In 2001, a week after leaving HUD, Andrew marched into New York like a returning hero to declare his own bid for governor against Pataki. Kerry accompanied Andrew on the campaign trail, spreading the Kennedy fairy dust. Still, in that campaign, it was the Cuomo name that mattered. “There was a whole crosscurrent,” Andrew says, “of the party not wanting to go back to another Cuomo.” Andrew may have been a stronger general-election candidate, but party leaders had already rallied around the likable state comptroller Carl McCall, who’d apparently reserved his spot in line.
In his office, I ask Andrew how he made what is, in retrospect, an obvious political blunder. He pushes back in his chair, moves his hands around like he’s about to pass a basketball. “I don’t know. I was going to go home to New York, and they were going to appreciate that. I had been part of the Clinton administration,” he says. “It’s not like I was on the beach in the south of France.”
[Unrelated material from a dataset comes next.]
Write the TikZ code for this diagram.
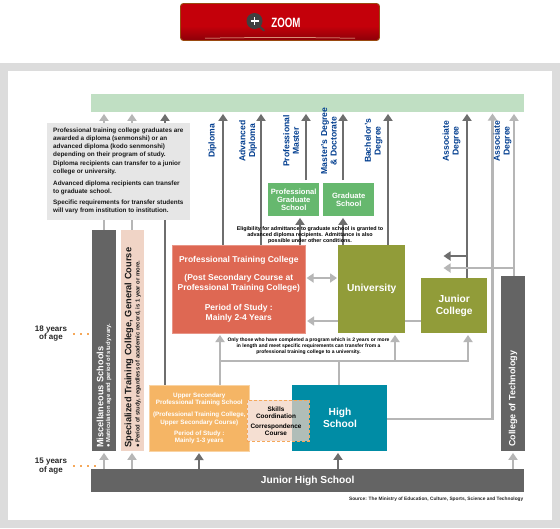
\documentclass[tikz,border=0pt]{standalone}
\usepackage{fontspec}
\usepackage{graphicx}
\setmainfont{Liberation Sans}
\usetikzlibrary{arrows.meta,backgrounds}
\definecolor{framegray}{HTML}{DCDCDC}
\definecolor{arrdark}{HTML}{6E6E6E}
\definecolor{arrlight}{HTML}{B6B6B6}
\definecolor{barmint}{HTML}{C0DFC3}
\definecolor{redbox}{HTML}{DE6853}
\definecolor{olive}{HTML}{919C39}
\definecolor{teal2}{HTML}{008CA5}
\definecolor{orangebox}{HTML}{F5B565}
\definecolor{peach}{HTML}{F0D4C6}
\definecolor{skillpeach}{HTML}{F5DFD2}
\definecolor{overlap}{HTML}{B0BDB8}
\definecolor{darkbar}{HTML}{646464}
\definecolor{greenbox}{HTML}{66B86E}
\definecolor{notegray}{HTML}{E6E6E6}
\definecolor{blue2}{HTML}{003D8F}
\definecolor{dotorange}{HTML}{F5A85A}
\definecolor{btnred}{HTML}{C4000A}
\definecolor{btndark}{HTML}{8E0008}
\definecolor{btnedge}{HTML}{9A4A10}
\pgfdeclarelayer{frame}
\pgfdeclarelayer{lines}
\pgfsetlayers{frame,lines,main}
\tikzset{
 box/.style={rectangle,anchor=north west,inner sep=0pt,align=center,font=\bfseries},
 arrD/.style={draw=arrdark,line width=2.4pt,-{Triangle[width=9pt,length=7pt]},shorten >=1.5pt},
 arrL/.style={draw=arrlight,line width=2.4pt,-{Triangle[width=9pt,length=7pt]},shorten >=1.5pt},
 arrLL/.style={draw=arrlight,line width=2.4pt,{Triangle[width=9pt,length=7pt]}-{Triangle[width=9pt,length=7pt]},shorten >=1pt,shorten <=1pt},
 lineL/.style={draw=arrlight,line width=2.4pt},
 deg/.style={rotate=90,text=blue2,align=center,inner sep=0pt,font=\fontsize{8.6}{9.6}\selectfont\bfseries},
 small/.style={align=center,inner sep=0pt,text=black,font=\fontsize{5.4}{6.2}\selectfont\bfseries},
 age/.style={align=center,inner sep=0pt,text=black!85,font=\fontsize{8}{8.6}\selectfont\bfseries},
 dots/.style={draw=dotorange,line width=1.6pt,dash pattern=on 1.6pt off 5.4pt},
}
\begin{document}
\begin{tikzpicture}[x=1pt,y=-1pt]
\useasboundingbox (0,0) rectangle (560,528);
% frame
\begin{pgfonlayer}{frame}
\fill[white] (0,0) rectangle (560,528);
\fill[framegray] (0,62.5) rectangle (560,528);
\fill[white] (8,70.5) rectangle (552,520);
\end{pgfonlayer}
% button
\fill[btnred,rounded corners=3pt] (180.5,3.5) rectangle (379.5,40.5);
\shade[top color=btnred,bottom color=btndark] (181.5,26) rectangle (378.5,39.8);
\draw[draw=btnedge,rounded corners=3pt,line width=.9pt] (180.5,3.5) rectangle (379.5,40.5);
\draw[white!70!orange,line width=.5pt] (205,38.2) .. controls (260,37.4) and (300,37.4) .. (355,38.2);
\draw[line width=2pt,draw=black!75,line cap=round] (258,25) -- (264,30.5);
\fill[black!75] (254.5,21) circle (8);
\draw[white,line width=1.3pt] (250.5,21) -- (258.5,21) (254.5,17) -- (254.5,25);
\node[inner sep=0pt,text=white] (zoomlabel) at (286,22.5) {\scalebox{.72}[1]{\fontsize{13.5}{14}\selectfont\bfseries ZOOM}};
% boxes
\node[box,fill=barmint,minimum width=432.5pt,minimum height=18pt] (top) at (91,94) {};
\node[box,fill=darkbar,minimum width=24pt,minimum height=221pt] (misc) at (92,230) {};
\node[box,fill=peach,minimum width=23pt,minimum height=221pt] (spec) at (121,230) {};
\node[box,fill=greenbox,text=white,minimum width=51pt,minimum height=33pt,font=\fontsize{7.6}{8.2}\selectfont\bfseries] (pgs) at (268,183) {Professional\\Graduate\\School};
\node[box,fill=greenbox,text=white,minimum width=51pt,minimum height=33pt,font=\fontsize{7.6}{8.2}\selectfont\bfseries] (gs) at (323,183) {Graduate\\School};
\node[box,fill=redbox,draw=redbox!70!white,line width=.6pt,text=white,minimum width=133pt,minimum height=88pt,font=\fontsize{8.5}{9.4}\selectfont\bfseries] (ptc) at (172,245) {Professional Training College\\[8.5pt](Post Secondary Course at\\Professional Training College)\\[11.5pt]Period of Study :\\Mainly 2-4 Years};
\node[box,fill=olive,text=white,minimum width=67pt,minimum height=88pt,font=\fontsize{10.2}{12}\selectfont\bfseries] (univ) at (338,245) {University};
\node[box,fill=olive,text=white,minimum width=66pt,minimum height=55pt,font=\fontsize{10.2}{11.5}\selectfont\bfseries] (jc) at (421,278) {Junior\\College};
\node[box,fill=darkbar,minimum width=24pt,minimum height=175pt] (coltech) at (501,276) {};
\node[box,fill=teal2,minimum width=95pt,minimum height=66pt] (hs) at (292,385) {};
\node[box,fill=orangebox,draw=orangebox!60!white,line width=.6pt,text=white,minimum width=100pt,minimum height=66pt,font=\fontsize{6.3}{7.3}\selectfont\bfseries] (usp) at (149,385) {Upper Secondary\\Professional Training School\\[4.8pt](Professional Training College,\\Upper Secondary Course)\\[3.8pt]Period of Study :\\Mainly 1-3 years};
\fill[skillpeach] (247,400) rectangle (292,441);
\fill[overlap] (292,400) rectangle (309,441);
\node[box,draw=dotorange,densely dashed,line width=.7pt,minimum width=62pt,minimum height=41pt] (skills) at (247,400) {};
\node[inner sep=0pt,align=center,text=black,font=\fontsize{6.4}{7.2}\selectfont\bfseries] (skilltext) at (276,421.5) {Skills\\Coordination\\[2.5pt]Correspondence\\Course};
\node[inner sep=0pt,text=white,align=center,font=\fontsize{10.2}{11.5}\selectfont\bfseries] (hslabel) at (340,418) {High\\School};
\node[box,fill=darkbar,minimum width=433pt,minimum height=23pt,text=white,font=\fontsize{10.2}{12}\selectfont\bfseries] (jhs) at (91,469) {Junior High School};
% note
\node[box,fill=notegray,minimum width=143pt,minimum height=97pt] (note) at (47,123) {};
\node[inner sep=0pt,anchor=north west,align=left,text=black!90,font=\fontsize{6.35}{8.2}\selectfont\bfseries] (notetext) at (53,127.5) {Professional training college graduates are\\awarded a diploma (senmonshi) or an\\advanced diploma (kodo senmonshi)\\depending on their program of study.\\Diploma recipients can transfer to a junior\\college or university.\\[3.6pt]Advanced diploma recipients can transfer\\to graduate school.\\[3.2pt]Specific requirements for transfer students\\will vary from institution to institution.};
% rotated labels
\node[deg] (l1) at (212.5,141) {Diploma};
\node[deg] (l2) at (248,141) {Advanced\\Diploma};
\node[deg] (l3) at (291,141) {Professional\\Master};
\node[deg] (l4) at (329,141) {Master's Degree\\\& Doctorate};
\node[deg] (l5) at (373.5,141) {Bachelor's\\Degree};
\node[deg] (l6) at (451.5,141) {Associate\\Degree};
\node[deg] (l7) at (502.5,141) {Associate\\Degree};
\node[rotate=90,anchor=west,inner sep=0pt,text=white,font=\fontsize{9.2}{11}\selectfont\bfseries] (mt1) at (100,448) {Miscellaneous Schools};
\node[rotate=90,anchor=west,inner sep=0pt,text=white,font=\fontsize{5.85}{6}\selectfont\bfseries] (mt2) at (108.5,448) {● Matriculation age and period of study vary.};
\node[rotate=90,anchor=west,inner sep=0pt,text=black!90,font=\fontsize{9.3}{11}\selectfont\bfseries] (st1) at (129,448) {Specialized Training College, General Course};
\node[rotate=90,anchor=west,inner sep=0pt,text=black!90,font=\fontsize{5.85}{6}\selectfont\bfseries] (st2) at (138,448) {● Period of study, regardless of academic record, is 1 year or more.};
\node[rotate=90,anchor=west,inner sep=0pt,text=white,font=\fontsize{9}{10}\selectfont\bfseries] (ct) at (513,447) {College of Technology};
% small texts
\node[small] (elig) at (310,235) {Eligibility for admittance to graduate school is granted to\\advanced diploma recipients. Admittance is also\\possible under other conditions.};
\node[small,font=\fontsize{5}{6.2}\selectfont\bfseries] (only) at (308.5,346) {Only those who have completed a program which is 2 years or more\\in length and meet specific requirements can transfer from a\\professional training college to a university.};
\node[anchor=east,inner sep=0pt,text=black!85,font=\fontsize{4.8}{5.5}\selectfont\bfseries] (source) at (523.5,499) {Source: The Ministry of Education, Culture, Sports, Science and Technology};
\node[age] (a18) at (51,333.5) {18 years\\of age};
\node[age] (a15) at (51,466) {15 years\\of age};
\coordinate (d18s) at (73,334);
\coordinate (d18e) at (90,334);
\coordinate (d15s) at (73,466);
\coordinate (d15e) at (97,466);
\draw[dots] (d18s) -- (d18e);
\draw[dots] (d15s) -- (d15e);
% connectors
\begin{pgfonlayer}{lines}
\draw[arrL] (104,0 |- misc.north) -- (104,0 |- top.south);
\draw[arrL] (132,0 |- spec.north) -- (132,0 |- top.south);
\draw[arrD] (165,0 |- usp.north) -- (165,0 |- top.south);
\draw[arrD] (223,0 |- ptc.north) -- (223,0 |- top.south);
\draw[arrD] (261,0 |- ptc.north) -- (261,0 |- top.south);
\draw[arrD] (306,180) -- (306,0 |- top.south);
\draw[arrD] (343,180) -- (343,0 |- top.south);
\draw[arrD] (388,0 |- univ.north) -- (388,0 |- top.south);
\draw[arrD] (467,0 |- jc.north) -- (467,0 |- top.south);
\draw[arrL] (hs.east |- 0,419) -| (492.5,112);
\draw[arrL] (514,0 |- coltech.north) -- (514,0 |- top.south);
\draw[arrD] (467,256) -- (442,256);
\draw[arrL] (514,268) -- (442,268);
\draw[arrD] (300,0 |- ptc.north) -- (300,0 |- pgs.south);
\draw[arrD] (343,0 |- univ.north) -- (343,0 |- gs.south);
\draw[arrLL] (ptc.east |- 0,278) -- (univ.west |- 0,278);
\draw[arrL] (jc.west |- 0,321) -- (ptc.east |- 0,321);
\draw[lineL] (220,361) -- (469.2,361);
\draw[lineL] (339,0 |- hs.north) -- (339,361);
\draw[arrL] (220,0 |- usp.north) -- (220,333.5);
\draw[arrL] (395,361) -- (395,333.5);
\draw[arrL] (468,362) -- (468,333.5);
\draw[arrL] (104,0 |- jhs.north) -- (104,0 |- misc.south);
\draw[arrL] (132,0 |- jhs.north) -- (132,0 |- spec.south);
\draw[arrD] (199,0 |- jhs.north) -- (199,0 |- usp.south);
\draw[arrD] (338,0 |- jhs.north) -- (338,0 |- hs.south);
\draw[arrL] (513,0 |- jhs.north) -- (513,0 |- coltech.south);
\end{pgfonlayer}
\end{tikzpicture}
\end{document}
Andrew’s campaign faced another challenge. He’s sharp-minded, naturally engaging, funny, and seductively candid, especially in small groups. In some old friends, he inspires an almost fawning loyalty—“He’s the person you’d want in a lifeboat,” one tells me. On the stump, Andrew showed passion, the type supporters said harkened back to his father-in-law. But to many, Andrew seemed to be trying too hard. “The more voters saw of him, the less they liked him,” explained one political observer. To some voters his expertise played as disdain, and even his passion seemed tinged with anger. Andrew, then 44, pulled out the week before the primary.
Andrew had long held an unshakable belief in his own destiny and hadn’t seemed to consider that he might fail. “I lose and my political career was over,” Andrew tells me. “I’m relatively young. I didn’t have a second career ready. No plan B.”
“My father liked the concept of people,” Andrew says. “I like people.”
Then came another, more humiliating blow. Nine months after his defeat, Kerry’s lawyer released a brief statement to the New York Times: Their marriage was over. Andrew acted as if blindsided by the announcement. The Kennedys, well schooled in public scandal, had expected Andrew to behave “honorably,” a Kennedy word. But Andrew’s pride was wounded, and his instinct to fight, never far from the surface, apparently took over. His own statement used the word “betrayed”—Kerry was seeing someone. (“She’s obsessed with him,” Andrew told a friend at the time, referring to Bruce Colley, her married lover. The friend added, “And he couldn’t get her away from him.”) Andrew’s statement infuriated the Kennedys. And not just for airing the seamier details in public. He was up to his dirty tricks, as they saw it, managing perceptions and distorting the truth. As a person briefed on the family version tells it, “Kerry had been trying for years to get a divorce.” She’d hired a lawyer, sent him letters. Andrew was trying to save the marriage. “You do everything you can to preserve a family, a marriage,” Andrew tells me. But for Kerry, the marriage had been over for some time. Andrew was inattentive, at best, and she’d begun to feel like his career accessory. In Kerry’s mind, if not in Andrew’s, they came to an agreement. “He begged her to stay with him through the gubernatorial campaign, with the promise that he would give her a divorce after,” says a family friend. Kerry believed Andrew would be a good governor. “She stuck with him during the governor’s race and asked him to keep his word afterward, and he refused,” still hoping to work things out.
In his sprawling office, Andrew asks me, “Did you read about the divorce?”
Andrew, a gifted narrator of his own life, says, “You are going to run for your father’s old job. You’re going to lose in a very terrible, tragic sense, and then your personal life is going to fall apart. That pretty much sums up a lot of fears I had at that time.”
It was a spectacular flameout, and for Andrew an unprecedented one. “I had had minor setbacks; I had not been hit by a truck and then the truck backed up over me.”
Andrew disappeared. He used to call up friends, family, associates constantly, sometimes just to check in. “How am I doing?” he’d ask. Now the phone went silent. Eventually, he taught at Harvard and edited a book on American politics, resurfacing in a one-bedroom apartment in downtown Manhattan.
Andrew didn’t discuss the divorce much with friends, not even with his oldest confidant—what would Mario know about divorce? Internally, however, there was a process going on. Andrew is into personal development, “self-improvement,” Chris tells me. (“I think Chris needs a lot of improvement,” quips Andrew when I bring it up.) Andrew tells me, “It was a terrible time in life. Yeah, all right. But the flip side is, the optimistic side: What can we learn from it? How do I improve?”